An image says more than a thousand words, so even better than summarizing our data with dplyr, we can use ggplot2 to visualize this information:

library(ggplot2)
eval %>%
group_by(class) %>%
summarise(avg_error=mean(error)) %>%
ggplot(aes(x=class,fill=class,y=avg_error))+geom_col()

We can see, as follows, how our reconstruction error performed per class. This is important as it will let's know if our classifier is biased in some way, or if it finds some classes harder to train than others:

Reconstruction error in the MNIST dataset. 2 and 8 seem to be the most problematic classes,
and 1 seems the most straight forward to recognize.

Well, that is certainly useful and interesting to see, we see that 2 is somewhat harder to reconstruct, which might be due to the fact that it looks like a 7 sometimes.

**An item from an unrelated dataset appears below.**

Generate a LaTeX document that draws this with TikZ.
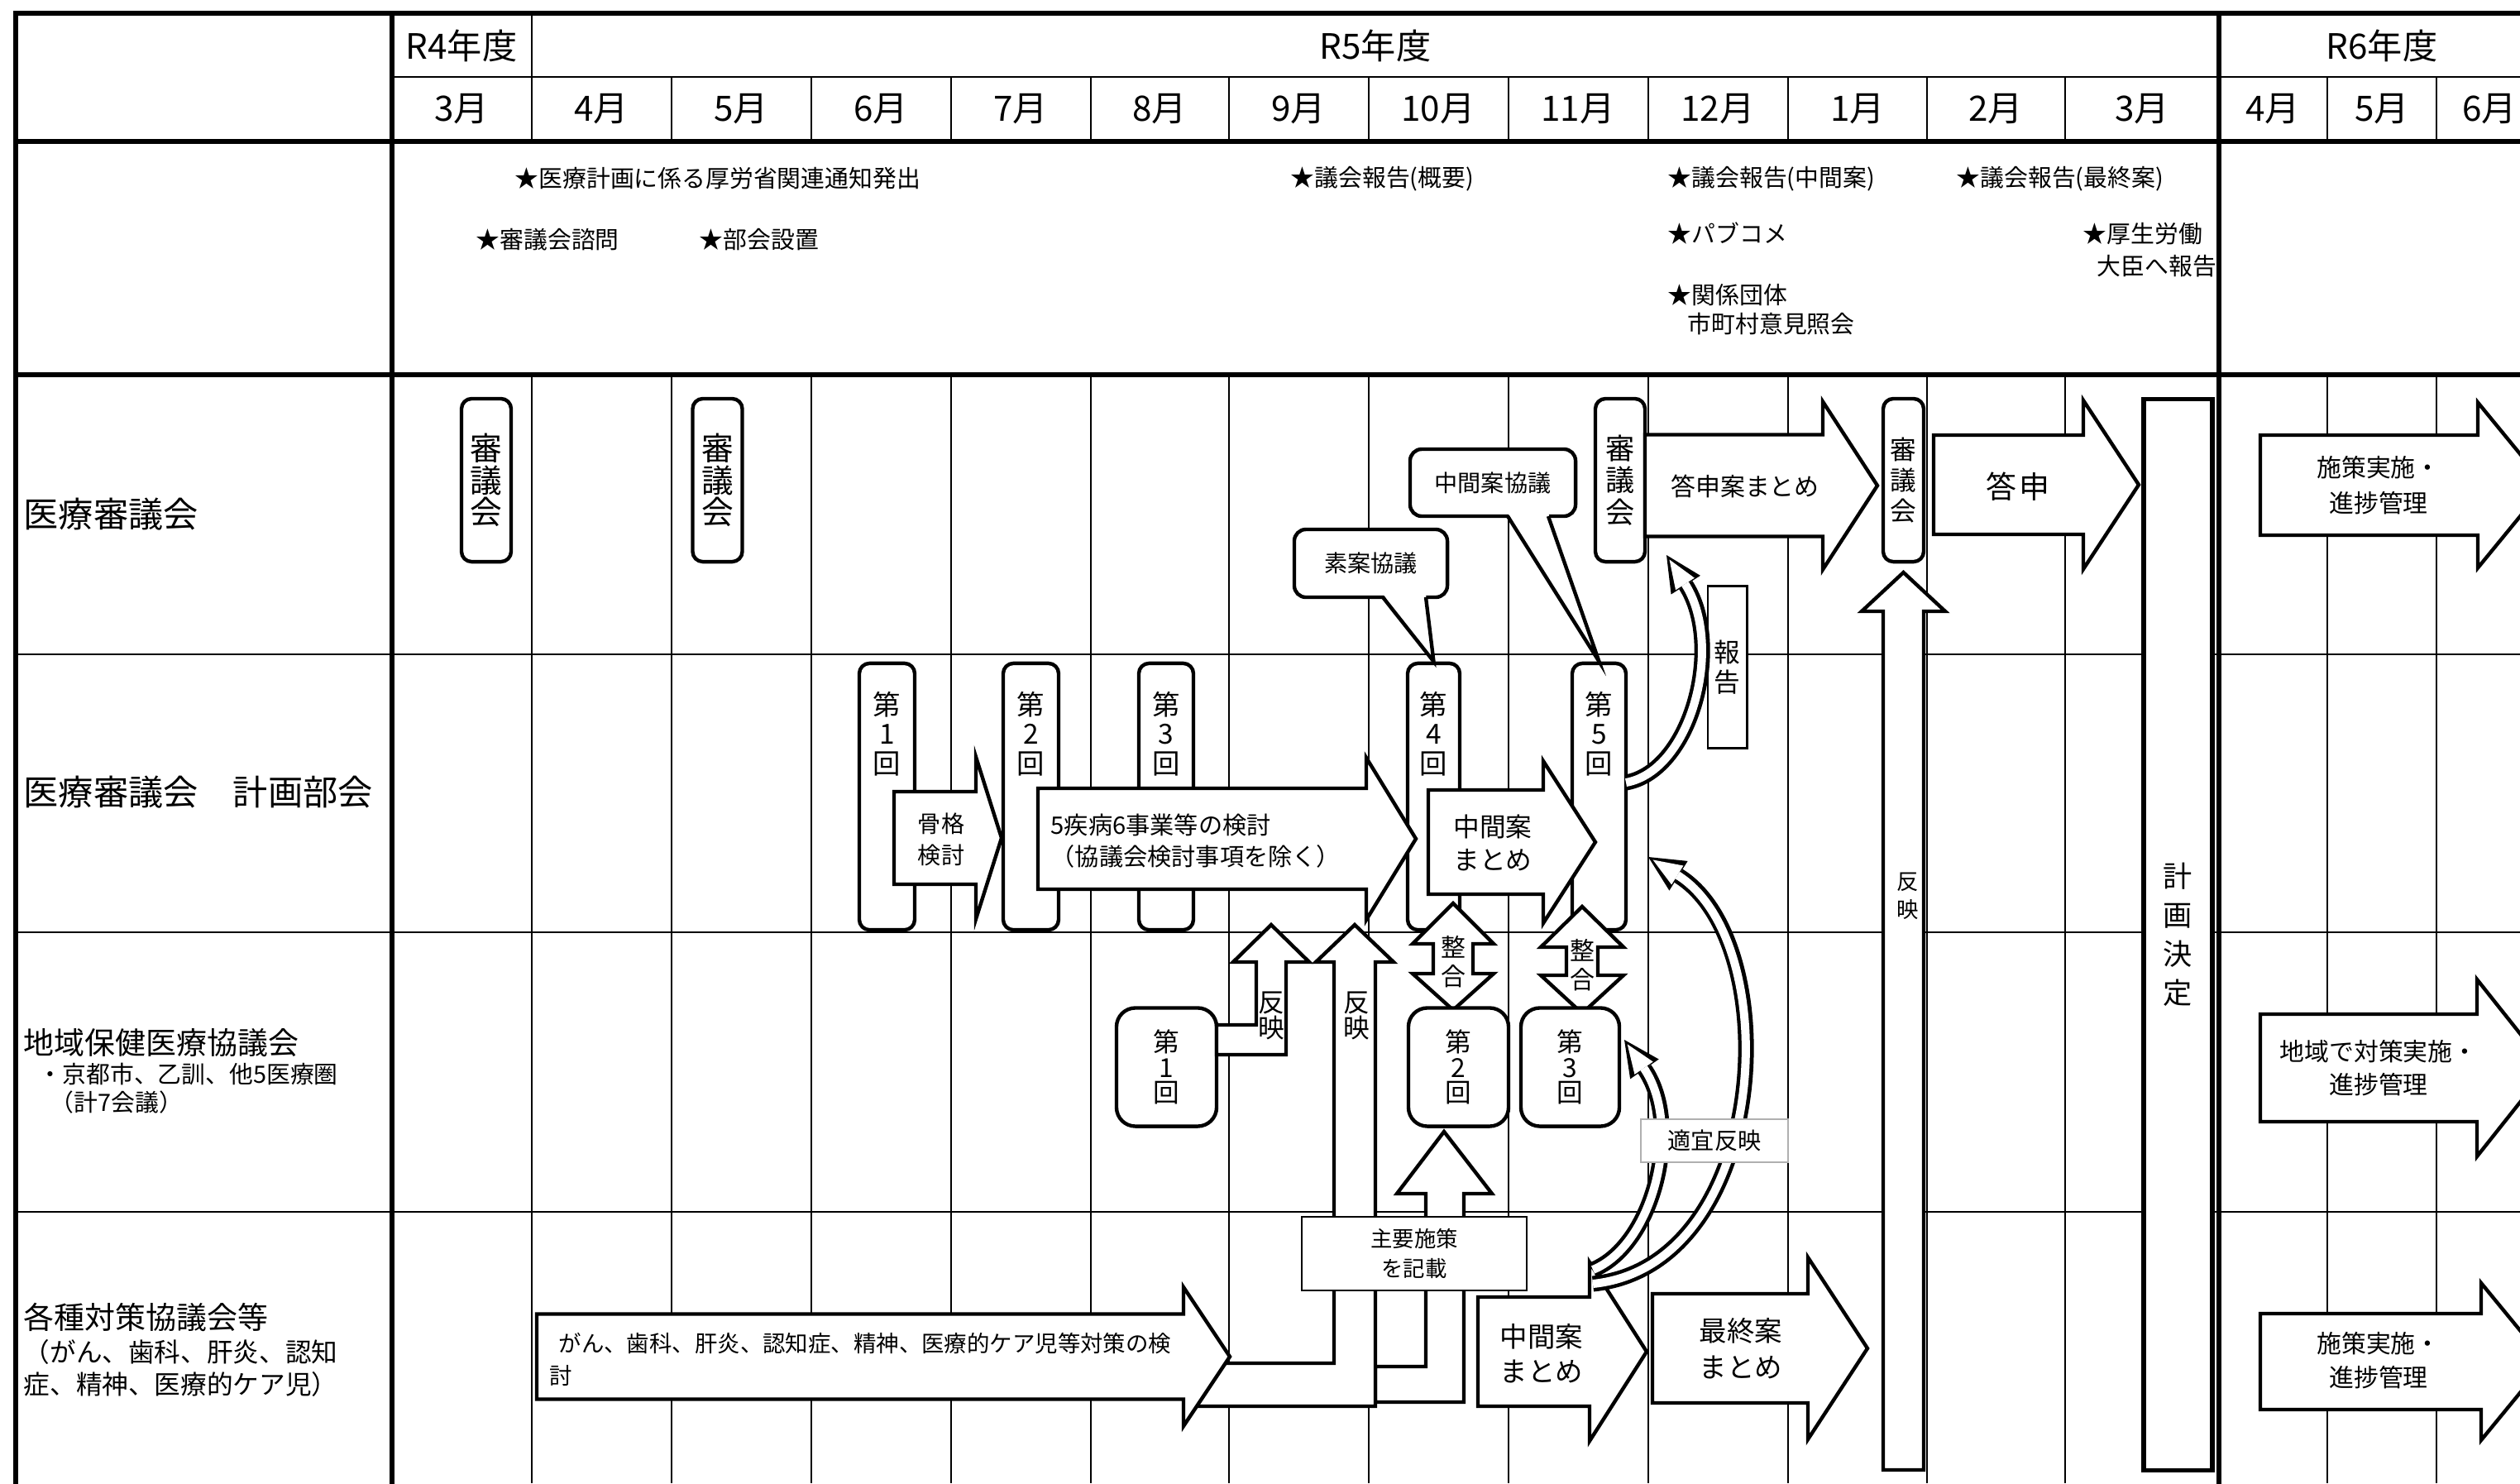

Intuitively, 8 could be easily confused with 9 or with 0, so the results somehow make sense. 

An even better way to look at how our reconstruction autoencoder is performing, is to look directly at the reconstructed examples. For this, we need first to reshape back our original data and the reconstruction:

# Reshape original and reconstructed
dim(X_test) <- c(nrow(X_test),28,28)
dim(preds) <- c(nrow(preds),28,28)

And now let's look at the reconstructed image:

image(255*preds[1,,], col=gray.colors(3))

Let's look at the reconstructed image of a typical element of the test set:

Reconstructed image by our autoencoder.

How does it compare to the original image, before reconstruction? Let's take a look:

y_test[1]
image(255*X_test[1,,], col=gray.colors(3))
Original image.

Overall, not bad for a 24.5 compression! Clearly there is a lot to be improved, but we can already see the potential of autoencoders to learn intrinsic features of the data.